══ Exercise materials ══

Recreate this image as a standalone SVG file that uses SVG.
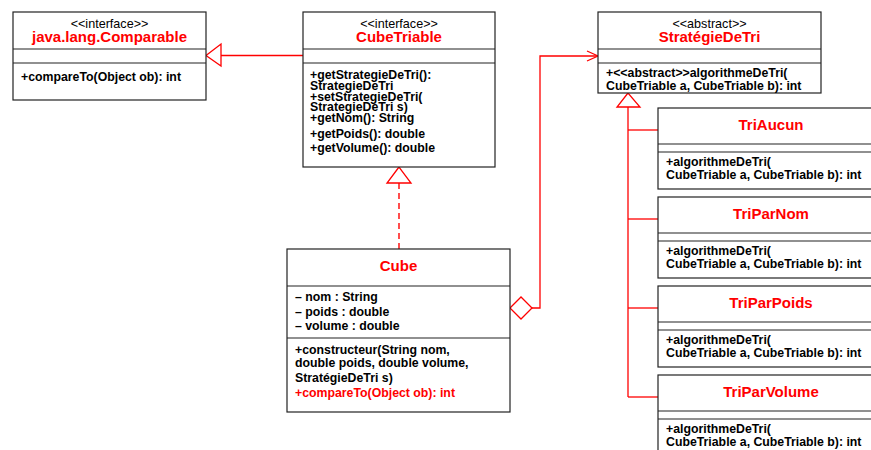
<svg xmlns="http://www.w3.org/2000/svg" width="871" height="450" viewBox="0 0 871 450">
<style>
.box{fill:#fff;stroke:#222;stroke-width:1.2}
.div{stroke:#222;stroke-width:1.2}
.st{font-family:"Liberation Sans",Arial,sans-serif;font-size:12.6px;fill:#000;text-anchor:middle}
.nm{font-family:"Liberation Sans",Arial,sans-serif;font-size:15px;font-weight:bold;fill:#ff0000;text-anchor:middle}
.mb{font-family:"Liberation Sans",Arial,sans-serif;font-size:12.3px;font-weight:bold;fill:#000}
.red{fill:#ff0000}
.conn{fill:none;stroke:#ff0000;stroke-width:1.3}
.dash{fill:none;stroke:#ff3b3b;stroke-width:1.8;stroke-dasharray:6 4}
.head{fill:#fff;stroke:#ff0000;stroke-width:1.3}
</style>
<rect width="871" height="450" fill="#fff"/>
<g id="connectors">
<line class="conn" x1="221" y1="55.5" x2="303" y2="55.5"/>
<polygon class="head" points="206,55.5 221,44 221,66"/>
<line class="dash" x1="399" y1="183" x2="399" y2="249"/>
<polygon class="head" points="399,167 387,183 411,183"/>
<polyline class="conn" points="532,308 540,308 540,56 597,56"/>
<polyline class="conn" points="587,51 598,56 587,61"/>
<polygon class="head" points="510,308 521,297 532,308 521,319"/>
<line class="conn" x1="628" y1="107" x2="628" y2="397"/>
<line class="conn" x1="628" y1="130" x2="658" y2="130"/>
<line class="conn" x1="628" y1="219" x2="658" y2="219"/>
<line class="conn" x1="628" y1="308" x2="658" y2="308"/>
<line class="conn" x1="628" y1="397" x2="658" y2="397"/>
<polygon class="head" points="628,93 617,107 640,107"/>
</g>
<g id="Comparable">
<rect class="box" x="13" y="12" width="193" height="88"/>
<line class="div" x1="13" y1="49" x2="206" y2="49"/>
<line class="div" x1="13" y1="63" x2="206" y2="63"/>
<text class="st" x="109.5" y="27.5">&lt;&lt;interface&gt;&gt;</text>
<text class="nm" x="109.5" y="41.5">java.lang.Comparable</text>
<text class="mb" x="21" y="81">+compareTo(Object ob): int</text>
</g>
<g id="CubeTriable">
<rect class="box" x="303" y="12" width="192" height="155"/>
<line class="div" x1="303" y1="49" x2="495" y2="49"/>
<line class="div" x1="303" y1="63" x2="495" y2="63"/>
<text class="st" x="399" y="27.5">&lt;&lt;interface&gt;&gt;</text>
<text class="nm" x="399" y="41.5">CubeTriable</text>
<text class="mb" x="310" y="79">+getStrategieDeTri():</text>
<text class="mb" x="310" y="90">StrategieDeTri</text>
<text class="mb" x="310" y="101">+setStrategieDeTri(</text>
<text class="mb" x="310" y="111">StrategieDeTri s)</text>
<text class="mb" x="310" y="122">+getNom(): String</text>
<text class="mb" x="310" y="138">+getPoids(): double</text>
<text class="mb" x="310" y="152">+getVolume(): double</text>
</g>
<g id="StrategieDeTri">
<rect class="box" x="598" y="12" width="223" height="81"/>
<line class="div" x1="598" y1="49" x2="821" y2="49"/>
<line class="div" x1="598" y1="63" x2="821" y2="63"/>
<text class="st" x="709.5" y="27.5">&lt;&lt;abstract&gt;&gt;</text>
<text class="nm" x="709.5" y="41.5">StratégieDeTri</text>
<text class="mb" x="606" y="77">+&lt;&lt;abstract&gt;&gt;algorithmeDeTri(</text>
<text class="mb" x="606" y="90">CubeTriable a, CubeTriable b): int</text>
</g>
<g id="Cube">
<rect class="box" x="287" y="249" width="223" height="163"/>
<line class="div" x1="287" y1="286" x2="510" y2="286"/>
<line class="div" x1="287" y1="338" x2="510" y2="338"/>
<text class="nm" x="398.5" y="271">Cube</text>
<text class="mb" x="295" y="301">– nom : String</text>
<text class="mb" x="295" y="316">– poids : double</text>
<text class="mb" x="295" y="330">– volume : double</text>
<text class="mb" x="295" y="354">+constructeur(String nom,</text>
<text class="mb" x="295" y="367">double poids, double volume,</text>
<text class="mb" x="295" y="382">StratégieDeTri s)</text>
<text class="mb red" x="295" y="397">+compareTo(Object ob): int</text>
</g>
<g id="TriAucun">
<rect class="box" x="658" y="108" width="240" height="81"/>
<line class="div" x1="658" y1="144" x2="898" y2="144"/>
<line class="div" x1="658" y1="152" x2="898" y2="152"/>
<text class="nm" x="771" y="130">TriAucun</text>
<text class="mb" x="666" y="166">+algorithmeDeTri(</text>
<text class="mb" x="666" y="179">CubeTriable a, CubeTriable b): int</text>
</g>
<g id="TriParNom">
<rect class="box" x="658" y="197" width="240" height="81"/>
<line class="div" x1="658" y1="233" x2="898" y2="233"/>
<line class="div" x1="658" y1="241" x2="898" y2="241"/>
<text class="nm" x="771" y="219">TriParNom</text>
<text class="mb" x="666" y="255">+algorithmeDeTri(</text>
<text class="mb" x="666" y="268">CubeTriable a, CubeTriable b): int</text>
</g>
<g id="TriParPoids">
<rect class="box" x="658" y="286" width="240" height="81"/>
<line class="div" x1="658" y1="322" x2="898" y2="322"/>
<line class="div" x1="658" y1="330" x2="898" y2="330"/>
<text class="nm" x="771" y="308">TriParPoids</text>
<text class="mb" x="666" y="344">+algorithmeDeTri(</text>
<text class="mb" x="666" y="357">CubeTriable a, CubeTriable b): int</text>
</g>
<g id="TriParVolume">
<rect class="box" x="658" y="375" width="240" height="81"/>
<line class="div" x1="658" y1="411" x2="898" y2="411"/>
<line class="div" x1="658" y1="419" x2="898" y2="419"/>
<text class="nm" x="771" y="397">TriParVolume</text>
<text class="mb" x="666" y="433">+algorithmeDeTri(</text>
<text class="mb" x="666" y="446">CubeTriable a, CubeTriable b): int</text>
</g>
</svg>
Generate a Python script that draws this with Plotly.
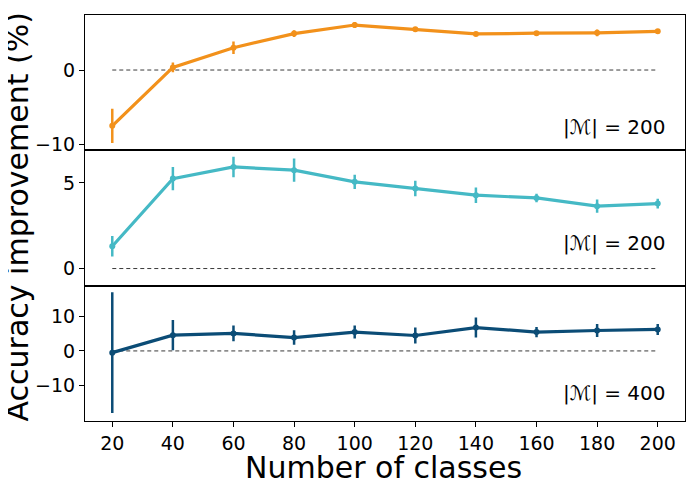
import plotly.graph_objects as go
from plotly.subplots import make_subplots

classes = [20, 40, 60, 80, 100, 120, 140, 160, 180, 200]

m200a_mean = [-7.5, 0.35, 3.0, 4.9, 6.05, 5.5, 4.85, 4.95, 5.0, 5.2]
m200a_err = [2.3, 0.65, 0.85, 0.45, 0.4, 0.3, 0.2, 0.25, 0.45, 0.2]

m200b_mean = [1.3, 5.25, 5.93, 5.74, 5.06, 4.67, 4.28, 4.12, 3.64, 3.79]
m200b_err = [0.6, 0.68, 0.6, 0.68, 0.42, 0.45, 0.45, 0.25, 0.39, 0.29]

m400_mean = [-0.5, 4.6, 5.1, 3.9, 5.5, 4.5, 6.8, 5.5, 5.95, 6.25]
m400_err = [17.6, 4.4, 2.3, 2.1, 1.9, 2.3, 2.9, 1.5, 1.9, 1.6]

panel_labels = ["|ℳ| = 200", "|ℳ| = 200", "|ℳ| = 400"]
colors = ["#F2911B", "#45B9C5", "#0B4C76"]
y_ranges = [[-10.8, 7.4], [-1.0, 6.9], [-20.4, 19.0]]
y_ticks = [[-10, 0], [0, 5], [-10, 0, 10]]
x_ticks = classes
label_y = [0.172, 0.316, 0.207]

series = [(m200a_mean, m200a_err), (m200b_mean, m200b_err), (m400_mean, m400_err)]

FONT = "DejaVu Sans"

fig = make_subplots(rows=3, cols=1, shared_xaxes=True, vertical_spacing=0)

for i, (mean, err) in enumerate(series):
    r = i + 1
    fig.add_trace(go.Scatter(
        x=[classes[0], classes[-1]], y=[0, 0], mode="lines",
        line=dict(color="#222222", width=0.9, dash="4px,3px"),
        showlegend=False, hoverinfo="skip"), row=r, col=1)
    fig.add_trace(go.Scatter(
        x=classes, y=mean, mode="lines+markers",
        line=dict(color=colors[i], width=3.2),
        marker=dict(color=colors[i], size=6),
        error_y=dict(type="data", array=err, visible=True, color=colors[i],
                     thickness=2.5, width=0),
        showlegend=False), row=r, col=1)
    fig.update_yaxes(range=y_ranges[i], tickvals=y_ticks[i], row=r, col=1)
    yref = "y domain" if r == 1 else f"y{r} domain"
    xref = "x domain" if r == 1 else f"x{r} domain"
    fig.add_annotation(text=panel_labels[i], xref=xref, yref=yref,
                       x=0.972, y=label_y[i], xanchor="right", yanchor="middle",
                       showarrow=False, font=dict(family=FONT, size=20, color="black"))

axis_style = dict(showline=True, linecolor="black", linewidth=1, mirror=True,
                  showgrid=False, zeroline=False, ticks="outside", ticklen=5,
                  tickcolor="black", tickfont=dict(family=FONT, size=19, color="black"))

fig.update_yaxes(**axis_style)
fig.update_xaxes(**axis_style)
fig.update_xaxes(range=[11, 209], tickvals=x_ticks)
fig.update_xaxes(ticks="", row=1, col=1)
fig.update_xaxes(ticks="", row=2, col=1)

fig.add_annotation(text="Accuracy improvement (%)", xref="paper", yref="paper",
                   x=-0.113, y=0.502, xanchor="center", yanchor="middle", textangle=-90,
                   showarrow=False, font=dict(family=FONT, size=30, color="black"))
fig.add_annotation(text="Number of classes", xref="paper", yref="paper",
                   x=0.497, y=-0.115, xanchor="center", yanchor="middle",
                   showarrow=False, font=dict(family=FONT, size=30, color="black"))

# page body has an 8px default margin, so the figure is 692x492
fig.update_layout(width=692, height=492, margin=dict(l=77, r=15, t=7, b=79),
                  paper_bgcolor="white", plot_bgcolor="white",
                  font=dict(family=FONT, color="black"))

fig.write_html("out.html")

═══

*Job:* Repeat exactly the stretch of lines that opens with the line containing "Generate a Python" and closes with the line containing "cols=1, shared_xaxes=True, vertical_spacing=0)". Leave the pictures out, and add nothing.

*Complete output:*
Generate a Python script that draws this with Plotly.
import plotly.graph_objects as go
from plotly.subplots import make_subplots

classes = [20, 40, 60, 80, 100, 120, 140, 160, 180, 200]

m200a_mean = [-7.5, 0.35, 3.0, 4.9, 6.05, 5.5, 4.85, 4.95, 5.0, 5.2]
m200a_err = [2.3, 0.65, 0.85, 0.45, 0.4, 0.3, 0.2, 0.25, 0.45, 0.2]

m200b_mean = [1.3, 5.25, 5.93, 5.74, 5.06, 4.67, 4.28, 4.12, 3.64, 3.79]
m200b_err = [0.6, 0.68, 0.6, 0.68, 0.42, 0.45, 0.45, 0.25, 0.39, 0.29]

m400_mean = [-0.5, 4.6, 5.1, 3.9, 5.5, 4.5, 6.8, 5.5, 5.95, 6.25]
m400_err = [17.6, 4.4, 2.3, 2.1, 1.9, 2.3, 2.9, 1.5, 1.9, 1.6]

panel_labels = ["|ℳ| = 200", "|ℳ| = 200", "|ℳ| = 400"]
colors = ["#F2911B", "#45B9C5", "#0B4C76"]
y_ranges = [[-10.8, 7.4], [-1.0, 6.9], [-20.4, 19.0]]
y_ticks = [[-10, 0], [0, 5], [-10, 0, 10]]
x_ticks = classes
label_y = [0.172, 0.316, 0.207]

series = [(m200a_mean, m200a_err), (m200b_mean, m200b_err), (m400_mean, m400_err)]

FONT = "DejaVu Sans"

fig = make_subplots(rows=3, cols=1, shared_xaxes=True, vertical_spacing=0)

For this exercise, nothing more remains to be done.